I came close to gifting a dear friend and AI generated work of art - my prompt, my idea but not my art. Reading this Wired column made me glad that my effort had failed - I had to come up with something more personal and original. In my case, the AI was not able to execute on my vision and what it produced was a far cry from what I imagined was possible.
I would not have been able to create what I had in mind on my own lacking the artistic talent needed to do so. However, I had an interesting idea that a competent artist may have been able to do something with. But that would not feel genuine or real - the artist is supposed to draw on their own imagination to make art, not try to fit into someone else's desire to express themselves artistically.

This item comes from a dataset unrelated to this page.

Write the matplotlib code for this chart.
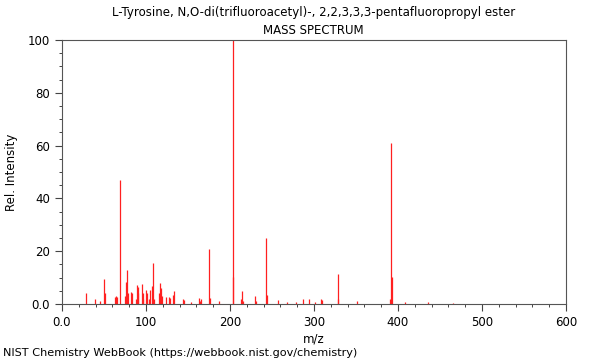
import matplotlib

matplotlib.use("Agg")
import matplotlib.pyplot as plt
from matplotlib.ticker import FuncFormatter, MultipleLocator

# peak list (m/z, relative intensity)
mz = [28, 39, 45, 50, 51, 63, 64, 65, 69, 75, 76, 77, 78, 82, 83,
      88, 89, 90, 91, 95, 96, 97, 100, 101, 103, 105, 107, 108, 110,
      116, 117, 118, 119, 124, 127, 129, 132, 133, 144, 145, 154,
      163, 164, 166, 175, 176, 187, 203, 204, 213, 214, 215, 230, 231,
      243, 244, 257, 268, 279, 287, 294, 301, 308, 309, 328, 329, 351,
      391, 392, 393, 408, 436, 466]
intensity = [4.2, 2.0, 1.0, 9.3, 4.0, 2.5, 3.0, 2.5, 47.0, 3.0, 8.4, 12.8, 4.0, 4.5, 4.0,
             2.0, 7.2, 6.5, 4.0, 7.4, 4.0, 2.0, 5.3, 4.0, 1.8, 5.3, 7.0, 15.5, 2.0,
             4.0, 8.1, 6.0, 3.0, 2.5, 2.6, 2.3, 3.4, 5.0, 2.0, 1.5, 0.9,
             2.2, 1.2, 1.8, 21.0, 2.2, 1.0, 100.0, 10.4, 2.0, 4.9, 1.0, 3.2, 1.0,
             25.0, 3.4, 1.5, 0.8, 0.8, 1.9, 1.9, 0.8, 1.9, 1.5, 11.3, 2.0, 1.2,
             2.0, 61.0, 10.1, 0.7, 0.7, 0.5]

title = "L-Tyrosine, N,O-di(trifluoroacetyl)-, 2,2,3,3,3-pentafluoropropyl ester"
subtitle = "MASS SPECTRUM"
footer = "NIST Chemistry WebBook (https://webbook.nist.gov/chemistry)"


def _fmt(v, pos):
    return "0.0" if v == 0 else f"{v:.0f}"


fig = plt.figure(figsize=(6.0, 3.6), dpi=100)
ax = fig.add_axes([0.1033, 0.1556, 0.84, 0.7333])

ax.vlines(mz, 0, intensity, color="#ff2020", linewidth=0.9)

ax.set_xlim(0, 600)
ax.set_ylim(0, 100)
ax.xaxis.set_major_locator(MultipleLocator(100))
ax.xaxis.set_minor_locator(MultipleLocator(20))
ax.yaxis.set_major_locator(MultipleLocator(20))
ax.yaxis.set_minor_locator(MultipleLocator(5))
ax.xaxis.set_major_formatter(FuncFormatter(_fmt))
ax.yaxis.set_major_formatter(FuncFormatter(_fmt))
ax.tick_params(which="major", length=5, width=0.8, labelsize=8.5, color="#444444")
ax.tick_params(which="minor", length=2.5, width=0.7, color="#444444")
for sp in ax.spines.values():
    sp.set_color("#555555")
    sp.set_linewidth(0.8)

ax.set_xlabel("m/z", fontsize=8.5, labelpad=3)
ax.set_ylabel("Rel. Intensity", fontsize=8.5, labelpad=7)

# titles are centred over the plot area, not the figure
fig.text(0.523, 0.965, title, ha="center", va="center", fontsize=8.5)
fig.text(0.523, 0.915, subtitle, ha="center", va="center", fontsize=8.5)
fig.text(0.005, 0.02, footer, ha="left", va="center", fontsize=8.1)

fig.savefig("out.png", dpi=100)
plt.close(fig)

..any genuine encounter with art completely obliterates the usual logic of fairness and economic value. When you stand in awe of a Hokusai painting, you are not thinking, typically, about the price you paid for admission to the museum, or wondering about whether it was a good deal. The gift of these encounters leaves the recipient inspired to create something herself, and so the generative energy continues to pass from one person to another.
There is a temptation to believe that AI can lend wings to the imagination of people who like me lack the skills to make it reality. But as my own experience showed, it's not so easy and I was glad to have failed - despite initial disappointment. It would be a sad world where we no longer have "genuine encounter with art" and random hacks were getting AI to generate pseudo-art and it crowds out what is real.